4. Expect and receive timely, accurate information from your superintendent in formats that you can understand and communicate the condition of the school district to others.
5. Remind constituents that schools are different from other institutions. While inadvisable, other forms of government may be able to downsize personnel such as police, library and park services. Regardless of economic conditions, students will continue to arrive at the public schools with expectations of receiving an education that will enrich their lives for today and prepare them for the future.
6. Explain clearly to constituents the growing needs of all students, particularly those living in poverty, on the verge of poverty, or in families experiencing intensified financial stress, very foreign to the lives they have lived in the recent past.
7. Inform constituents that state and federal regulations and program mandates are not suspended in times of financial difficulty, and neither are the educational needs of the students.
8. Tell constituents that schools are doing more for students than they have ever before. Numerous health, nutrition, recreational, safety and other social programs have been added to the menu of school services. These have been added to the tasks of schools because schools have been shown to be the organizational vehicle best suited to deliver them effectively and efficiently.
9. Point out to constituents that criticism schools receive today is largely unfounded. Schools may not be perfect, but the most common and vicious criticisms are the "coffee shop" variety and come from those with access to the airways, but who have not graced the school house door for many years.
10. Emphasize that schools are, in fact, doing a better job than ever. More students are graduating and with higher learning skills. If this is so, and it is, what is the basis for the criticism? The margin between where the effectiveness of the schools is and where we need and want it to be is less tolerable than ever before. Where we agree with legitimate critics, let's work to find ways so schools can continue to improve. Regardless of finances, it is incumbent on all of us to improve the schools … and there is always room for improvement.

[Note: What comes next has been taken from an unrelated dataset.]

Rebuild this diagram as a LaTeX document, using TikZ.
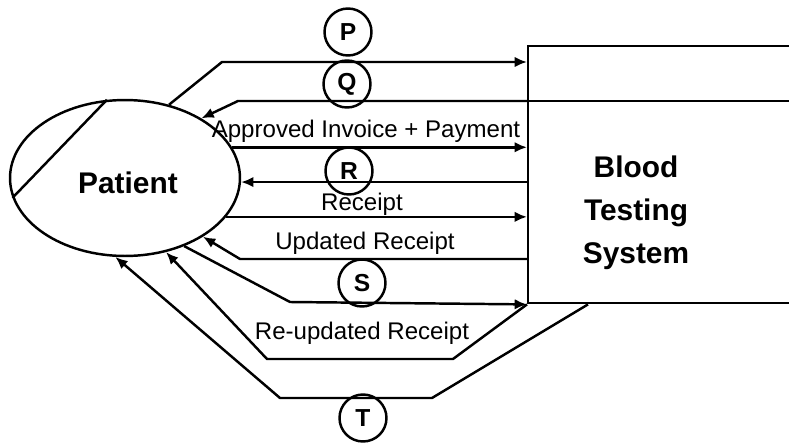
\documentclass[tikz,border=0pt]{standalone}
\usepackage{fontspec}
\setmainfont{Liberation Sans}
\usetikzlibrary{calc,arrows.meta,shapes.geometric}
\tikzset{
  flow/.style={-{Latex[length=7pt,width=6pt]}},
  lbl/.style={inner sep=1pt,font=\fontsize{13.7}{16}\selectfont},
  tag/.style={circle,draw,minimum size=0.94cm,inner sep=0pt,font=\fontsize{14}{16}\selectfont\bfseries}
}

\begin{document}
\begin{tikzpicture}[x=0.02cm,y=-0.02cm,line width=1.4pt]
\useasboundingbox (0,0) rectangle (789,443);
\node[ellipse,draw,minimum width=4.6cm,minimum height=3.12cm,inner sep=0pt] (pat) at (125,178) {};
\node[font=\fontsize{17}{20}\selectfont\bfseries] (patname) at (128,183) {Patient};
\draw (pat.103) -- (pat.190);
\node[draw,anchor=north west,minimum width=5.4cm,minimum height=5.14cm] (bts) at (527,45) {};
\draw (bts.west |- 0,101) -- (bts.east |- 0,101);
\node[align=center,font=\fontsize{17}{24.5}\selectfont\bfseries] (btsname) at (636,213) {Blood\\Testing\\System};
\draw[flow] (pat.59) -- (222,62) -- (bts.west |- 0,62);
\draw[flow] (bts.west |- 0,101) -- (238,101) -- (pat.38);
\draw[flow] (pat.16) -- (bts.west |- pat.16);
\draw[flow] (bts.west |- pat.-2) -- (pat.-2);
\draw[flow] (pat.-21) -- (bts.west |- pat.-21);
\draw[flow] (bts.west |- 0,259) -- (240,259) -- (pat.-37);
\draw[flow] (pat.-49) -- (290,302) -- (bts.south west);
\draw[flow] (bts.south west) -- (453,359) -- (267,359) -- (pat.-61);
\draw[flow] ($(bts.south west)+(61,0)$) -- (432,398) -- (280,398) -- (pat.-97);
\node[lbl] (lapp) at (366,131) {Approved Invoice + Payment};
\node[lbl] (lrec) at (362,204) {Receipt};
\node[lbl] (lupd) at (365,243) {Updated Receipt};
\node[lbl] (lreu) at (362,333) {Re-updated Receipt};
\node[tag] (tp) at (348,32) {P};
\node[tag] (tq) at (347,84) {Q};
\node[tag] (tr) at (349,171) {R};
\node[tag] (ts) at (362,283) {S};
\node[tag] (tt) at (363,418) {T};
\end{tikzpicture}
\end{document}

11. Work with the recognition that schools have never been funded to the level of the demands placed on them, and they never will. This is a simple reality that we must accept and then proceed.
12. Remind constituents that school boards are the most responsive governmental entities in the country. They are at the very core of local control.
13. Remember that it is not necessary for you to be able to speak to the intricacies of school funding. That is a job better left to the superintendent and other qualified school employees. Your job is to lend them your support and the credibility you bring with you to the position of school board member.
The task of continued school improvement in financially troubled times is not an easy one, but it is attainable and most worthy of the effort. As a school board member, you have been entrusted with the safe keeping and nurturing of your community's most valuable resources: its children. The people of your school district must certainly have great confidence in you to have entrusted their care, their education and our future to your skills. Prove them correct!